2012-04-20
Sometimes the simple answers are the right ones (a lesson from bash)
A co-worker recently had a cronjob report the following error message, which he asked us for help with:
bash: /a/local/script: /bin/sh: bad interpreter: No such file or directory
At the time that this happened, other messages got logged suggesting that the machine was also apparently under memory pressure.
When I saw this, my mind immediately jumped to ELF interpreters, better known as the dynamic loader. I promptly suggested that maybe the kernel wasn't able to load the dynamic loader for sh, perhaps because of memory pressure or something. However I was wrong, as some web searchers for the error message showed me when I bothered to do them. What's going on is much simpler (although maybe odder) than something complicated about some part of the dynamic loader not working right.

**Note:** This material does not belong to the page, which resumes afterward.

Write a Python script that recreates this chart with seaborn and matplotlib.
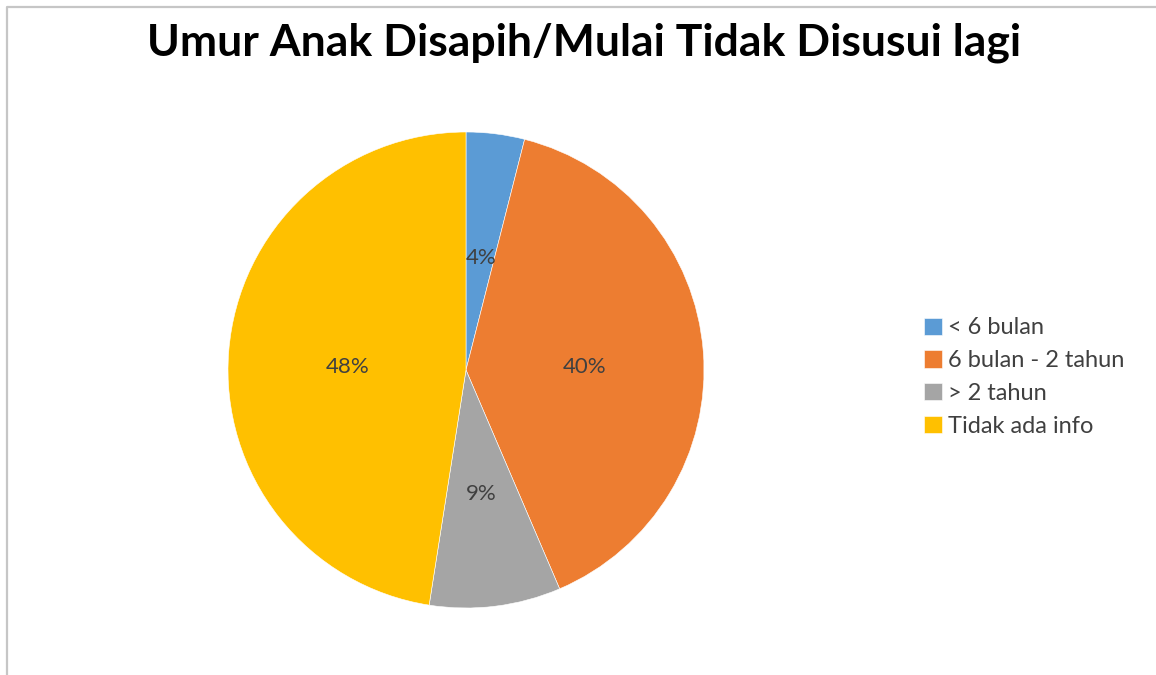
import matplotlib
matplotlib.use("Agg")
import matplotlib.pyplot as plt
import matplotlib.transforms as mtransforms
from matplotlib.lines import Line2D
import seaborn as sns

categories = ["< 6 bulan", "6 bulan - 2 tahun", "> 2 tahun", "Tidak ada info"]
values = [4, 40, 9, 48]
title = "Umur Anak Disapih/Mulai Tidak Disusui lagi"

sns.set_theme(style="white")
plt.rcParams["font.family"] = ["Lato", "DejaVu Sans"]
colors = sns.color_palette(["#5B9BD5", "#ED7D31", "#A5A5A5", "#FFC000"])

W, H = 1156, 675
fig = plt.figure(figsize=(W / 100, H / 100), dpi=100)
fig.patch.set_facecolor("white")

# chart frame (left and top edges)
fig.add_artist(Line2D([7 / W, 7 / W, 1.0], [0.0, 1 - 7 / H, 1 - 7 / H],
                      transform=fig.transFigure, color="#c6c6c6", lw=1.6))

cx, cy, r = 466, 370, 238
ax = fig.add_axes([(cx - r) / W, (H - cy - r) / H, 2 * r / W, 2 * r / H])
wedges, _, autotexts = ax.pie(
    values, colors=colors, startangle=90, counterclock=False,
    autopct="%.0f%%", pctdistance=0.5, radius=1,
    wedgeprops=dict(linewidth=0.4, edgecolor="white"),
    textprops=dict(color="#404040", fontsize=16),
)
# nudge the percentage labels slightly downward
for t in autotexts:
    t.set_transform(mtransforms.offset_copy(ax.transData, fig=fig, x=0, y=-6, units="dots"))
ax.set_xlim(-1, 1)
ax.set_ylim(-1, 1)
ax.set_axis_off()

fig.text(584 / W, 1 - 43 / H, title, ha="center", va="center",
         fontsize=32, fontweight="bold", color="black")

fig.legend(wedges, categories, loc="upper left",
           bbox_to_anchor=(915 / W, 1 - 308 / H), frameon=False,
           fontsize=17, handlelength=0.75, handleheight=0.75,
           handletextpad=0.25, labelspacing=0.5, borderaxespad=0,
           labelcolor="#404040")

fig.savefig("out.png", dpi=100, facecolor="white")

In fact, what's going on is right there in the error message if I had bothered to read it. Here, let me show you with a little test:
$ bash
$ cat /tmp/exmpl
#!/bin/shx
echo hi there
$ /tmp/exmpl
bash: /tmp/exmpl: /bin/shx: bad interpreter: No such file or directory
As odd as it sounds, this error message was almost certainly generated
because (temporarily) there was no /bin/sh
. Since /bin/sh
is a
magically maintained symlink on many current Linuxes, this is slightly
less odd and peculiar than it seems (it's possible that some package
manipulation made the symlink disappear temporarily), but it's still
pretty odd.
To sum up: bash really was telling my co-worker what was wrong and the error was report was not some peculiar coded message in a bottle that needed a complex, obscure interpretation. The simple answer was the right one. Sometimes that's just how it goes; not everything in system administration is a complex puzzle.
(As it happens I feel that if I'd paid attention to the error message and how it was structured, I would have seen that my complex theory was pretty sure to be wrong. But that's sufficiently tangled to need another entry.)